The expedition traversed Kenya and ended in Khartoum. It was estimated that TR and his son shot some three hundred animals, and that TR was personally responsible for nine lions, eight elephants, twenty zebras, seven giraffes, and six buffaloes. Some of the accounts he sent home were sufficiently thrilling:

Right in front of me, thirty yards off, there appeared from behind the bushes which had first screened him from my eyes, the tawny galloping form of a big mane-less lion. Crack!—the Winchester spoke; and as the soft-nosed bullet ploughed forward through his flank the lion swerved so that I missed him with the second shot; but my third bullet went through the spine and forward into his chest. Down he came sixty yards off, his hind quarters dragging, his head up, his ears back, but his jaws open and lips drawn up in a prodigious snarl, as he endeavored to turn and face us.

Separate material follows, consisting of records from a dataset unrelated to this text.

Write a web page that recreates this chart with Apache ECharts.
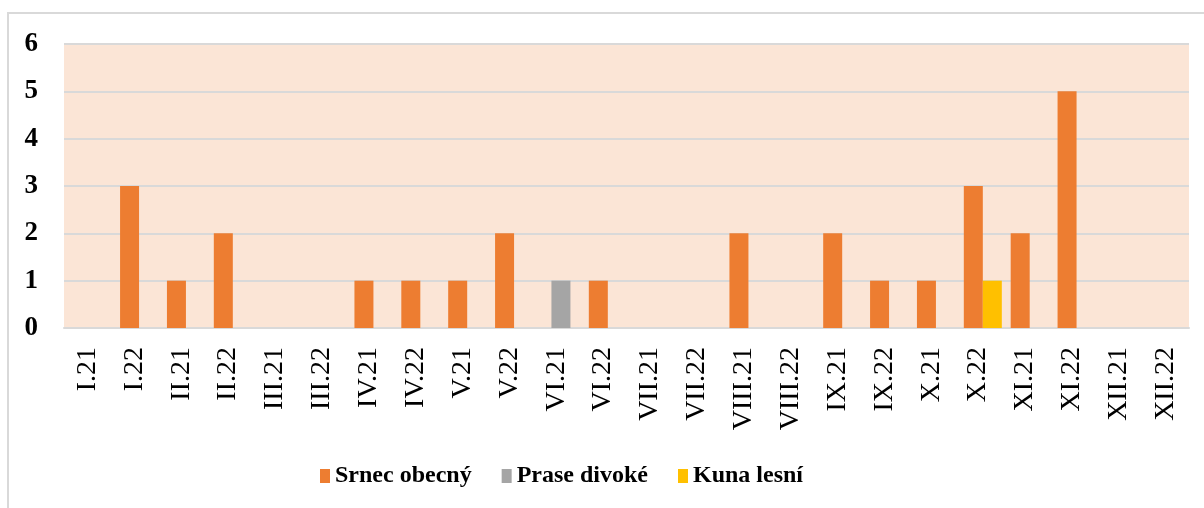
<!DOCTYPE html>
<html>
<head>
    <meta charset="UTF-8"/>
    <script type="text/javascript" src="https://cdn.jsdelivr.net/npm/echarts@6/dist/echarts.min.js"></script>
    <title>Srnec, prase, kuna</title>
    <style>
        html, body {margin: 0; padding: 0; background: #fff;}
        #main {width: 1204px; height: 508px;}
    </style>
</head>
<body>
<div id="main"></div>
<script type="text/javascript">
    var months = ['I.21', 'I.22', 'II.21', 'II.22', 'III.21', 'III.22', 'IV.21', 'IV.22',
        'V.21', 'V.22', 'VI.21', 'VI.22', 'VII.21', 'VII.22', 'VIII.21', 'VIII.22',
        'IX.21', 'IX.22', 'X.21', 'X.22', 'XI.21', 'XI.22', 'XII.21', 'XII.22']
    var srnec = [0, 3, 1, 2, 0, 0, 1, 1, 1, 2, 0, 1, 0, 0, 2, 0, 2, 1, 1, 3, 2, 5, 0, 0]
    var prase = [0, 0, 0, 0, 0, 0, 0, 0, 0, 0, 1, 0, 0, 0, 0, 0, 0, 0, 0, 0, 0, 0, 0, 0]
    var kuna = [0, 0, 0, 0, 0, 0, 0, 0, 0, 0, 0, 0, 0, 0, 0, 0, 0, 0, 0, 1, 0, 0, 0, 0]
    // prazdna rada - v puvodnim grafu drzi misto vlevo od sloupcu
    var prazdna = []
    var yTicks = [0, 1, 2, 3, 4, 5, 6]

    var myChart = echarts.init(document.getElementById('main'))

    function bar(name, data, color) {
        return {
            name: name,
            type: 'bar',
            data: data,
            barWidth: 19,
            barGap: '-50%',
            itemStyle: {color: color}
        }
    }

    var option = {
        animation: false,
        graphic: [{
            type: 'rect',
            shape: {x: 8, y: 13, width: 1220, height: 520},
            style: {fill: 'none', stroke: '#d9d9d9', lineWidth: 2}
        }],
        legend: {
            left: 315,
            top: 459,
            itemWidth: 10,
            itemHeight: 14,
            itemGap: 30,
            icon: 'rect',
            data: ['Srnec obecný', 'Prase divoké', 'Kuna lesní'],
            textStyle: {fontFamily: 'Liberation Serif', fontWeight: 'bold', fontSize: 24, color: '#000'}
        },
        grid: {
            left: 64, right: 15, top: 44, bottom: 180,
            show: true, backgroundColor: '#fbe5d6', borderWidth: 0
        },
        xAxis: {
            type: 'category',
            data: months,
            axisLine: {lineStyle: {color: '#d9d9d9', width: 2}},
            axisTick: {show: false},
            axisLabel: {
                rotate: 90, margin: 19, interval: 0,
                fontFamily: 'Liberation Serif', fontSize: 28, color: '#000'
            }
        },
        yAxis: {
            type: 'value',
            min: yTicks[0],
            max: yTicks[yTicks.length - 1],
            interval: 1,
            axisLine: {show: false},
            axisTick: {show: false},
            splitLine: {lineStyle: {color: '#d9d9d9', width: 2}},
            axisLabel: {
                margin: 26,
                fontFamily: 'Liberation Serif', fontWeight: 'bold', fontSize: 27, color: '#000'
            }
        },
        series: [
            bar('', prazdna, 'rgba(0,0,0,0)'),
            bar('Srnec obecný', srnec, '#ed7d31'),
            bar('Prase divoké', prase, '#a5a5a5'),
            bar('Kuna lesní', kuna, '#ffc000')
        ]
    }

    myChart.setOption(option)
</script>
</body>
</html>
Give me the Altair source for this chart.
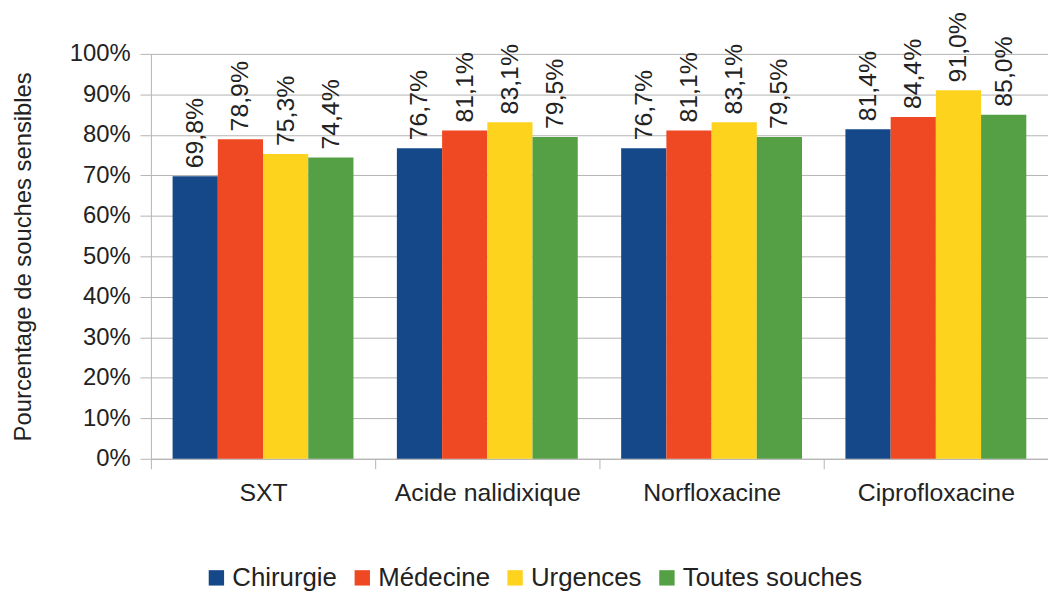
import altair as alt
import pandas as pd

categories = ["SXT", "Acide nalidixique", "Norfloxacine", "Ciprofloxacine"]
series = ["Chirurgie", "Médecine", "Urgences", "Toutes souches"]
chirurgie = [69.8, 76.7, 76.7, 81.4]
medecine = [78.9, 81.1, 81.1, 84.4]
urgences = [75.3, 83.1, 83.1, 91.0]
toutes = [74.4, 79.5, 79.5, 85.0]
colors = ["#154889", "#EF4923", "#FDD31E", "#559F45"]

rows = []
for s, vals in zip(series, [chirurgie, medecine, urgences, toutes]):
    for c, v in zip(categories, vals):
        rows.append({"cat": c, "serie": s, "val": v,
                     "label": f"{v:.1f}".replace(".", ",") + "%"})
df = pd.DataFrame(rows)

FONT = "Liberation Sans"
GRAY = "#b3b3b3"
TXT = "#222222"

x = alt.X("cat:N", sort=categories,
          scale=alt.Scale(paddingInner=0, paddingOuter=0),
          axis=alt.Axis(title=None, labelAngle=0, tickBand="extent",
                        labelFontSize=25, labelFont=FONT, labelColor=TXT,
                        labelLimit=400,
                        tickSize=10, tickColor=GRAY, domainColor=GRAY,
                        labelPadding=12, grid=False))
xo = alt.XOffset("serie:N", sort=series,
                 scale=alt.Scale(paddingInner=0, paddingOuter=0.48))
y = alt.Y("val:Q", scale=alt.Scale(domain=[0, 100], nice=False),
          axis=alt.Axis(title="Pourcentage de souches sensibles",
                        values=list(range(0, 101, 10)),
                        labelExpr="datum.value + '%'",
                        labelFontSize=24, labelFont=FONT, labelColor=TXT,
                        titleFontSize=24, titleFont=FONT, titleColor=TXT,
                        titleFontWeight="normal", titlePadding=34,
                        tickSize=11, tickColor=GRAY, domainColor=GRAY,
                        gridColor=GRAY, labelPadding=10))

bars = alt.Chart(df).mark_bar().encode(
    x=x, xOffset=xo, y=y,
    color=alt.Color("serie:N", sort=series,
                    scale=alt.Scale(domain=series, range=colors),
                    legend=alt.Legend(title=None, orient="none", direction="horizontal",
                                      legendX=53, legendY=515, columns=4,
                                      symbolType="square", symbolSize=240,
                                      symbolStrokeWidth=0, symbolOpacity=1,
                                      labelFontSize=26, labelFont=FONT, labelColor=TXT,
                                      labelLimit=400,
                                      labelOffset=3, columnPadding=12, padding=0))
)
text = alt.Chart(df).mark_text(angle=270, align="left", baseline="middle", dx=8,
                               fontSize=25, font=FONT, color=TXT).encode(
    x=x, xOffset=xo, y=y, text="label:N"
)

chart = (bars + text).properties(
    width=904, height=408,
    autosize=alt.AutoSizeParams(type="none"),
    padding={"left": 144, "top": 44, "right": 0, "bottom": 132},
).configure_view(stroke=None)

chart.save("out.html", embed_options={"renderer": "svg", "actions": False})
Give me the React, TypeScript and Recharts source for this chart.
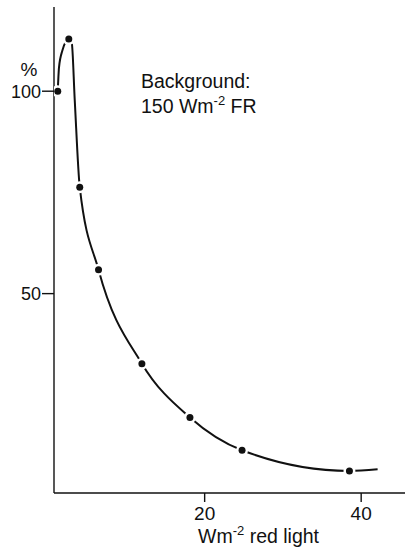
import { ComposedChart, Line, Scatter, XAxis, YAxis } from "recharts";

// measured points (W m-2 red light, % response)
const redLight = [1.23, 2.64, 4.04, 6.44, 11.98, 18.12, 24.78, 38.5];
const response = [100, 112.9, 76.3, 55.9, 32.7, 19.4, 11.3, 6.2];

// hand-drawn fitted curve
const curveX = [1.23, 1.39, 1.83, 2.64, 3.02, 3.4, 4.04, 6.44, 11.98, 18.12, 24.78, 38.5, 42.1];
const curveY = [100, 105.9, 110.1, 112.9, 111.9, 97.8, 76.3, 55.9, 32.7, 19.4, 11.3, 6.2, 6.6];

const xTicks = [20, 40];
const yTicks = [50, 100];

const INK = "#111";
const FONT = "Liberation Sans, Arial, sans-serif";

const points = redLight.map((x, i) => ({ x, y: response[i] }));
const curve = curveX.map((x, i) => ({ x, y: curveY[i] }));

function HaloDot(props: any) {
  const { cx, cy } = props;
  if (cx == null || cy == null) return null;
  return (
    <g>
      <circle cx={cx} cy={cy} r={6} fill="#fff" />
      <circle cx={cx} cy={cy} r={3.5} fill={INK} />
    </g>
  );
}

export default function App() {
  return (
    <div style={{ position: "absolute", left: 0, top: 0, width: 405, height: 558, background: "#fff" }}>
      <ComposedChart
        width={405}
        height={558}
        data={curve}
        margin={{ top: 7, right: 0, bottom: 0, left: 0 }}
      >
        <XAxis
          type="number"
          dataKey="x"
          domain={[0.75, 45.6]}
          ticks={xTicks}
          allowDataOverflow
          height={65}
          tickSize={9}
          tickMargin={5}
          axisLine={{ stroke: INK, strokeWidth: 1.4 }}
          tickLine={{ stroke: INK, strokeWidth: 1.4 }}
          tick={{ fill: INK, fontFamily: FONT, fontSize: 19 }}
        />
        <YAxis
          type="number"
          dataKey="y"
          domain={[0.75, 120.8]}
          ticks={yTicks}
          allowDataOverflow
          width={54}
          tickSize={12}
          tickMargin={1}
          axisLine={{ stroke: INK, strokeWidth: 1.4 }}
          tickLine={{ stroke: INK, strokeWidth: 1.4 }}
          tick={{ fill: INK, fontFamily: FONT, fontSize: 18 }}
        />
        <Line
          type="monotone"
          dataKey="y"
          stroke={INK}
          strokeWidth={2}
          dot={false}
          activeDot={false}
          isAnimationActive={false}
        />
        <Scatter data={points} shape={HaloDot} isAnimationActive={false} />
      </ComposedChart>
      <svg
        width={405}
        height={558}
        style={{ position: "absolute", left: 0, top: 0, pointerEvents: "none" }}
        fontFamily={FONT}
        fill={INK}
      >
        <text x={29} y={76} fontSize={19} textAnchor="middle">%</text>
        <text x={141} y={88} fontSize={19.5}>Background:</text>
        <text x={141} y={113} fontSize={19.5}>
          150 Wm<tspan dy={-8} fontSize={13}>-2</tspan>
          <tspan dy={8}> FR</tspan>
        </text>
        <text x={198} y={543} fontSize={19.5}>
          Wm<tspan dy={-8} fontSize={13}>-2</tspan>
          <tspan dy={8}> red light</tspan>
        </text>
      </svg>
    </div>
  );
}
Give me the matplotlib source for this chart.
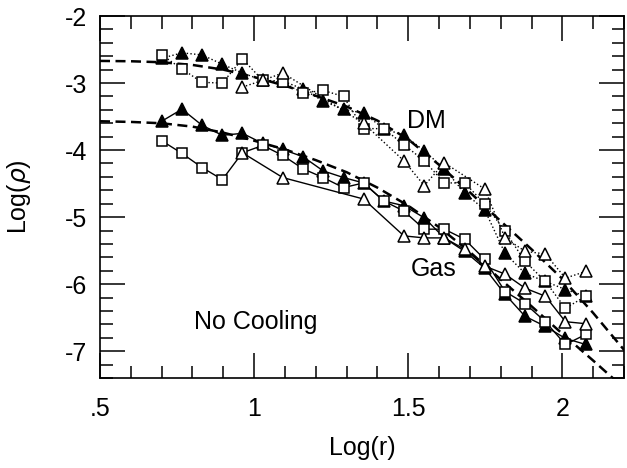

Edith met the travelers in Khartoum, and she and her husband now embarked on a six-week tour of European capitals where they were greeted by enthusiastic crowds and royalty. There was a slight hitch in Rome where Pius X made the granting of an interview conditional on the Roosevelts' not visiting the American Methodist Mission, which TR refused, but King Victor Emmanuel of Italy received him, and another near hitch in Berlin when TR declined to stay in the royal palace unless Edith too was invited. The Kaiser, however, relaxed his rule; both Roosevelts were included, and TR was asked to join his host at a mock army battle staged for the American ex-president's amusement and perhaps edification.